Pourtant, on a dit aux ivoiriens qu’aux
dernières présidentielles, les militaires ont voté à 60% pour le
Président Alassane OUATTARA.
A côté de l’insécurité, les ivoiriens ne sont
pas à l’abri d’une insécurité alimentaire. La cherté de la vie érode leurs
pouvoirs d’achat à tel point qu’ils vivent une misère imméritée. La lutte contre
la cherté de la vie tant prônée par le gouvernement n’est pas encore visible
sur le terrain. Son ministre du commerce, certainement dépassé, s’est emmuré
dans ses bureaux, laissant les ivoiriens seuls. Le kg de riz communément appelé
«déni-kacha», le sac de riz de 25 kg (papillon) , le kg de viande de bœuf, le
carton de poisson, l’huile, le piment, l’électricité, et même les légumes, ne
sont plus accessibles à l’ivoirien moyen. Sous le Président Alassane OUATTARA,
c’est la désillusion totale.
Conclusion
Au
cours de la campagne présidentielle 2010, Alassane Dramane Ouattara a fait,
entre autres, la promesse d'une gestion morale inattaquable des affaires de
'Etat.

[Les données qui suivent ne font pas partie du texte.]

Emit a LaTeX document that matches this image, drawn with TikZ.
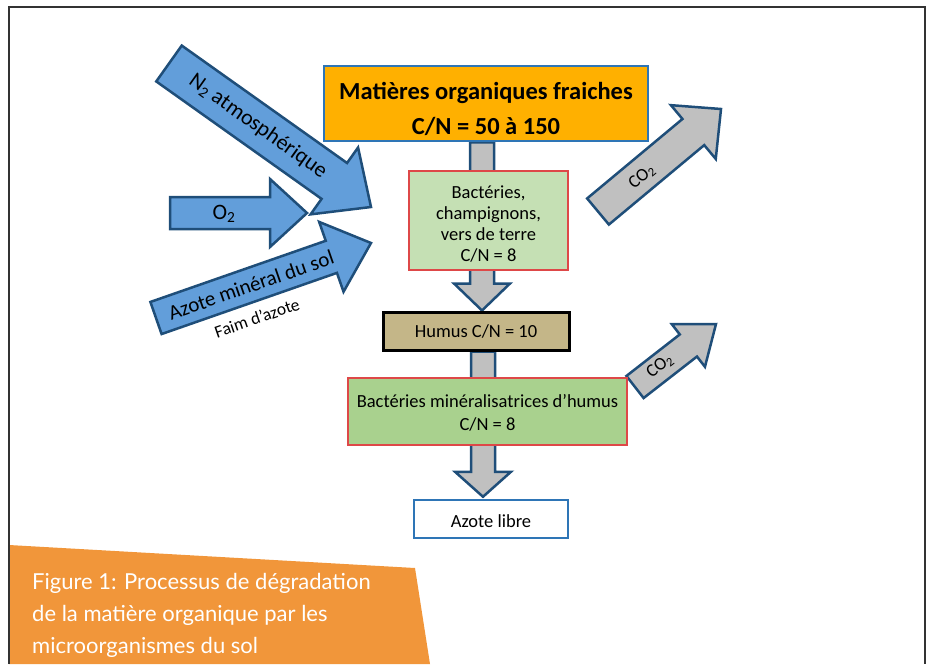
\documentclass[tikz,border=0pt]{standalone}
\usepackage{fontspec}
\setmainfont{Carlito}
\newfontfamily\capfont{Lato}
\usetikzlibrary{calc,backgrounds}

\definecolor{boxblue}{RGB}{46,117,182}
\definecolor{arrowline}{RGB}{31,78,121}
\definecolor{arrowblue}{RGB}{98,158,218}
\definecolor{arrowgray}{RGB}{192,192,192}
\definecolor{orgbox}{RGB}{255,176,0}
\definecolor{greenA}{RGB}{197,224,180}
\definecolor{greenB}{RGB}{169,209,142}
\definecolor{redline}{RGB}{222,72,72}
\definecolor{humusfill}{RGB}{196,182,136}
\definecolor{captionorange}{RGB}{241,150,58}

% #1 style, #2 start, #3 tip, #4 shaft half width, #5 head half width, #6 head length
\newcommand\fatarrow[6][]{%
  \coordinate (famid) at ($(#3)!#6!(#2)$);
  \draw[#1] ($(#2)!#4!90:(#3)$) -- ($(famid)!#4!90:(#3)$) -- ($(famid)!#5!90:(#3)$)
    -- (#3) -- ($(famid)!#5!-90:(#3)$) -- ($(famid)!#4!-90:(#3)$)
    -- ($(#2)!#4!-90:(#3)$) -- cycle;}

\begin{document}
\begin{tikzpicture}[x=1pt,y=-1pt,
  box/.style={draw,line width=2.5pt,inner sep=0pt},
  boxtext/.style={inner sep=0pt,align=center,font=\fontsize{18.5}{21}\selectfont},
  fat/.style={draw=arrowline,line width=2.5pt,line join=miter},
  bluearrow/.style={fat,fill=arrowblue},
  grayarrow/.style={fat,fill=arrowgray},
  arrowtext/.style={inner sep=0pt,font=\fontsize{22}{25}\selectfont},
  co2text/.style={inner sep=0pt,font=\fontsize{18}{21}\selectfont}]
\useasboundingbox (0,0) rectangle (931,664);

% boxes
\node[box,draw=boxblue,fill=orgbox,minimum width=324pt,minimum height=75pt] (top) at (486,103.5) {};
\node[boxtext,font=\fontsize{24.5}{35}\selectfont\bfseries] (toptext) at ([yshift=-5pt]top.center)
  {Matières organiques fraiches\\C/N = 50 à 150};
\node[box,draw=redline,fill=greenA,minimum width=159pt,minimum height=99pt] (bact) at (488.5,220.5) {};
\node[boxtext] (bacttext) at ([yshift=-4pt]bact.center)
  {Bactéries,\\champignons,\\vers de terre\\C/N = 8};
\node[box,draw=black,line width=3pt,fill=humusfill,minimum width=186pt,minimum height=38pt] (humus) at (476,331) {};
\node[boxtext] (humustext) at (humus.center) {Humus C/N = 10};
\node[box,draw=redline,fill=greenB,minimum width=279pt,minimum height=67pt] (miner) at (487.5,411.5) {};
\node[boxtext,font=\fontsize{18.5}{23}\selectfont] (minertext) at ([yshift=-1pt]miner.center)
  {Bactéries minéralisatrices d’humus\\C/N = 8};
\node[box,draw=boxblue,fill=white,minimum width=154pt,minimum height=38pt] (libre) at (491,519) {};
\node[boxtext] (libretext) at ([yshift=-2pt]libre.center) {Azote libre};

% arrow end points
\coordinate (n2s) at (169,63.5);  \coordinate (n2e) at (371,207);
\coordinate (o2s) at (170,213);   \coordinate (o2e) at (307,213);
\coordinate (azs) at (156,318);   \coordinate (aze) at (371,243);
\coordinate (c1s) at (598,211.5); \coordinate (c1e) at (721,109);
\coordinate (c2s) at (635,387);   \coordinate (c2e) at (716,324);
\coordinate (v1s) at ([xshift=-4pt]top.south);
\coordinate (v1e) at ([xshift=6pt]humus.north);
\coordinate (v2s) at ([xshift=7pt]humus.south);
\coordinate (v2e) at ([xshift=-8pt,yshift=2pt]libre.north);

\begin{scope}[on background layer]
  \fatarrow[grayarrow]{v1s}{v1e}{12pt}{28pt}{27pt}
  \fatarrow[grayarrow]{v2s}{v2e}{12pt}{28pt}{25pt}
  \fatarrow[bluearrow]{n2s}{n2e}{22pt}{41pt}{45pt}
  \fatarrow[bluearrow]{o2s}{o2e}{16pt}{34pt}{37pt}
  \fatarrow[bluearrow]{azs}{aze}{17pt}{37pt}{42pt}
  \fatarrow[grayarrow]{c1s}{c1e}{17pt}{35pt}{36pt}
  \fatarrow[grayarrow]{c2s}{c2e}{14pt}{27pt}{35pt}
\end{scope}

% arrow labels
\node[arrowtext,rotate=-35.4] (n2t) at (258,126.5) {N\textsubscript{2} atmosphérique};
\node[arrowtext] (o2t) at (224,214) {O\textsubscript{2}};
\node[arrowtext,rotate=19.2,font=\fontsize{21}{24}\selectfont] (azt) at (251,285) {Azote minéral du sol};
\node[inner sep=0pt,rotate=19.2,font=\fontsize{17.5}{20}\selectfont] (faim) at (257,318) {Faim d’azote};
\node[co2text,rotate=39.7] (c1t) at (642,177) {CO\textsubscript{2}};
\node[co2text,rotate=37.9] (c2t) at (660,366) {CO\textsubscript{2}};

% caption
\fill[captionorange] (9,545) -- (415,568) -- (430,664) -- (9,664) -- cycle;
\node[anchor=west,inner sep=0pt,align=left,text=white,
  font=\capfont\fontsize{22}{32}\selectfont] (caption) at (32,615)
  {Figure 1: Processus de dégradation\\de la matière organique par les\\microorganismes du sol};

% frame
\draw[line width=2pt,black!80] (9,664) -- (9,7) -- (925,7) -- (925,664);
\end{tikzpicture}
\end{document}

Il a promis améliorer le bien-être des populations ivoiriennes. Le
constat est tout autre et il nous demande d’aller à la réconciliation. Sur ce
point, il est admis qu’un pays déchiré ne peut aspirer aux délices du
développement. Pour autant, c’est en hommes libres que nous entendons entrer
librement dans le processus de réconciliation. Or nous ne sommes pas libres. Les
latins disaient déjà : Ubi liberta, Ibi patria. « Où est la liberté,
là est la patrie ».
[i] In Règle d’or éthique pour la politique de
développement / H.B. Peter, M. Kraut.- Berne : DDC, 2000.